Given data:
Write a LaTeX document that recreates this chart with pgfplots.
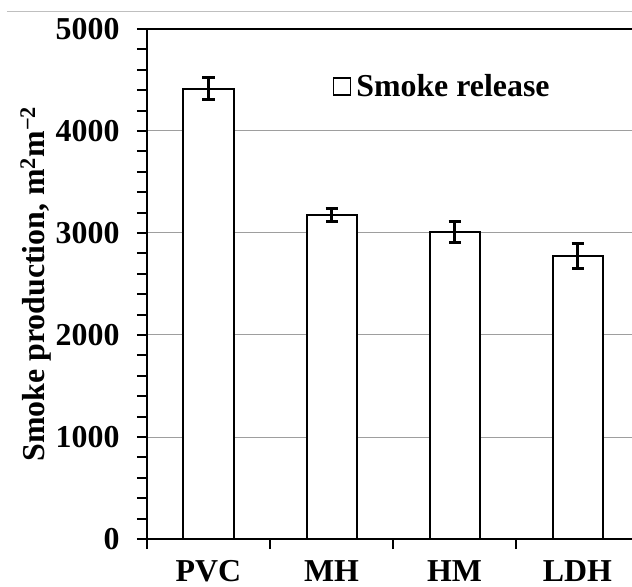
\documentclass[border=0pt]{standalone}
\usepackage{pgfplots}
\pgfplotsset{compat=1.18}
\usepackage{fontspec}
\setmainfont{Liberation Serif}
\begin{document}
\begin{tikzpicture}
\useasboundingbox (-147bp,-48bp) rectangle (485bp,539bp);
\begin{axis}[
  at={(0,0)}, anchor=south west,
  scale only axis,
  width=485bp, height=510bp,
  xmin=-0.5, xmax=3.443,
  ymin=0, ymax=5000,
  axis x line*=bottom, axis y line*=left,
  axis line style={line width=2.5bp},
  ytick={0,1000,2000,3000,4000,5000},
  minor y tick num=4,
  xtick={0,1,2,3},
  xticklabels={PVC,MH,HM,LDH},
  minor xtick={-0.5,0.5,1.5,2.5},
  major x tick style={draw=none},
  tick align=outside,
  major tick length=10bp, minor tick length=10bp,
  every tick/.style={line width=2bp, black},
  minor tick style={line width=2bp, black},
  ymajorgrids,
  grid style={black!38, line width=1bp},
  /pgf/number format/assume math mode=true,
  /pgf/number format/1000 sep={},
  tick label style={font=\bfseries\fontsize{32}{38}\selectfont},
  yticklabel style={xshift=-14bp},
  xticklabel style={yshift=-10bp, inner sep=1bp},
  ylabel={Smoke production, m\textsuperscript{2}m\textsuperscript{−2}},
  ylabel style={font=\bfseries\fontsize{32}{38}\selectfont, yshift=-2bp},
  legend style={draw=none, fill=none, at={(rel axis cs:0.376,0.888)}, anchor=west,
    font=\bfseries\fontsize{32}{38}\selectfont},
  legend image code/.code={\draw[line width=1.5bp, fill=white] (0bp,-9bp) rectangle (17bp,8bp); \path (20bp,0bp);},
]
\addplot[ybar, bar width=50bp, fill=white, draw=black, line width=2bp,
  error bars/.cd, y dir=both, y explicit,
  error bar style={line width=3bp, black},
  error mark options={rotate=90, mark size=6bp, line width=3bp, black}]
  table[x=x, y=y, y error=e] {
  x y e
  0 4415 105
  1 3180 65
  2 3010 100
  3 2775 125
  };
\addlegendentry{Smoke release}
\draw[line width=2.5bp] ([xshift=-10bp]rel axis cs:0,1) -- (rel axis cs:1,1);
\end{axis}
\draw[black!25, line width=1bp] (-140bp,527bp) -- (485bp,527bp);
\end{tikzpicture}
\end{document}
--
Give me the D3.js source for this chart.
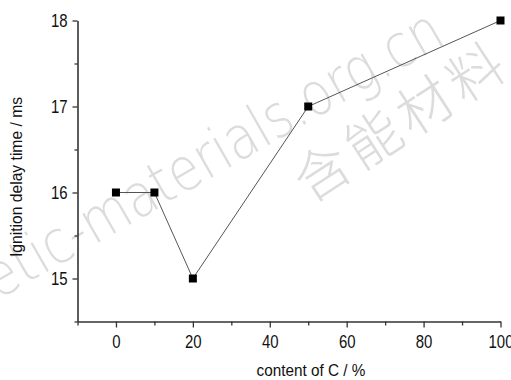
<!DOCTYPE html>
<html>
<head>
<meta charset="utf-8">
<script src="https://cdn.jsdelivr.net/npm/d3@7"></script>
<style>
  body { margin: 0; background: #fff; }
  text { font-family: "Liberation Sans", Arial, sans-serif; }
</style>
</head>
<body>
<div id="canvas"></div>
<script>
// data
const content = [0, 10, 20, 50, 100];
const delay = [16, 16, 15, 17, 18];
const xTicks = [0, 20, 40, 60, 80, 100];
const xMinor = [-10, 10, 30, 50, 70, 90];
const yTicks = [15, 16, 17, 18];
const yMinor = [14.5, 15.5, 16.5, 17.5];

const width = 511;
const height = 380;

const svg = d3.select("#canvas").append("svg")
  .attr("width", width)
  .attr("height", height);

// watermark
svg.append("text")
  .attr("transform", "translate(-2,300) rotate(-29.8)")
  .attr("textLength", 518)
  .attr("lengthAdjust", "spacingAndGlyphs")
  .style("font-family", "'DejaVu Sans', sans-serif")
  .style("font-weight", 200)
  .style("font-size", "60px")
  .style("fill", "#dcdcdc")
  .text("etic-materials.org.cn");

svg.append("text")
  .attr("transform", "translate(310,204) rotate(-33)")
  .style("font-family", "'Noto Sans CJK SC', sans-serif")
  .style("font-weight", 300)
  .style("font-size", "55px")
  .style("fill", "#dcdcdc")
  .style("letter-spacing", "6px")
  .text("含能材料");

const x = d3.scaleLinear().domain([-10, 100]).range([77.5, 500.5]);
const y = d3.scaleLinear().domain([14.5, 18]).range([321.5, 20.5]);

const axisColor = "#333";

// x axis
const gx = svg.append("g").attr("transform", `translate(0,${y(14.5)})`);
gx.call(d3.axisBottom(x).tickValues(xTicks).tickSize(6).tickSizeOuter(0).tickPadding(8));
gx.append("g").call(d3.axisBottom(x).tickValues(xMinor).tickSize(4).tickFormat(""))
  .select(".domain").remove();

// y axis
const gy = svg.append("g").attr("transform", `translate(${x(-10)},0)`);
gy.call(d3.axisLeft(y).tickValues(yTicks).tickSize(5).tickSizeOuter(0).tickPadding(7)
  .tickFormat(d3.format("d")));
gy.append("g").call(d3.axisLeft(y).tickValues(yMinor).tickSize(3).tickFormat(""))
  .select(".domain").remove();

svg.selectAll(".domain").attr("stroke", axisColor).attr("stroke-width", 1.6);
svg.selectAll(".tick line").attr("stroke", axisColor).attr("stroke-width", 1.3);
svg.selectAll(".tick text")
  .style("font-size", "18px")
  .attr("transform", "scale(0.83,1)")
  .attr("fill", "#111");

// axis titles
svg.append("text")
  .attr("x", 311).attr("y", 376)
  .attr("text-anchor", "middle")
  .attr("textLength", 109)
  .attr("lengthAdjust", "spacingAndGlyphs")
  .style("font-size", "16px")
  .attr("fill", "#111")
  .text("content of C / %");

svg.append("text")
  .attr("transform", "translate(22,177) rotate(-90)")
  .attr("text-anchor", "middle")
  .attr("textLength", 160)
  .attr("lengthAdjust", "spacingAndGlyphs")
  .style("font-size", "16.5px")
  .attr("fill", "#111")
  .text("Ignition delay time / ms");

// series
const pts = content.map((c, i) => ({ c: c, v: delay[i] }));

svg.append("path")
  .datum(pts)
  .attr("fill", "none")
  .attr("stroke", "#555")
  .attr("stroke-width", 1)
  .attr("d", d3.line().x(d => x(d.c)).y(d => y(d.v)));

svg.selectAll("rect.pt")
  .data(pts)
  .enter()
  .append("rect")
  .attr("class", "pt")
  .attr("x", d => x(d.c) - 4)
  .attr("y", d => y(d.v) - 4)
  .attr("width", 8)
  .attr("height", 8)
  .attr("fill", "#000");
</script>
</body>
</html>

Given exercise: Show every line above in which the word "this" occurs.

Expected output:
Write a LaTeX document that recreates this chart with pgfplots.
Give me the D3.js source for this chart.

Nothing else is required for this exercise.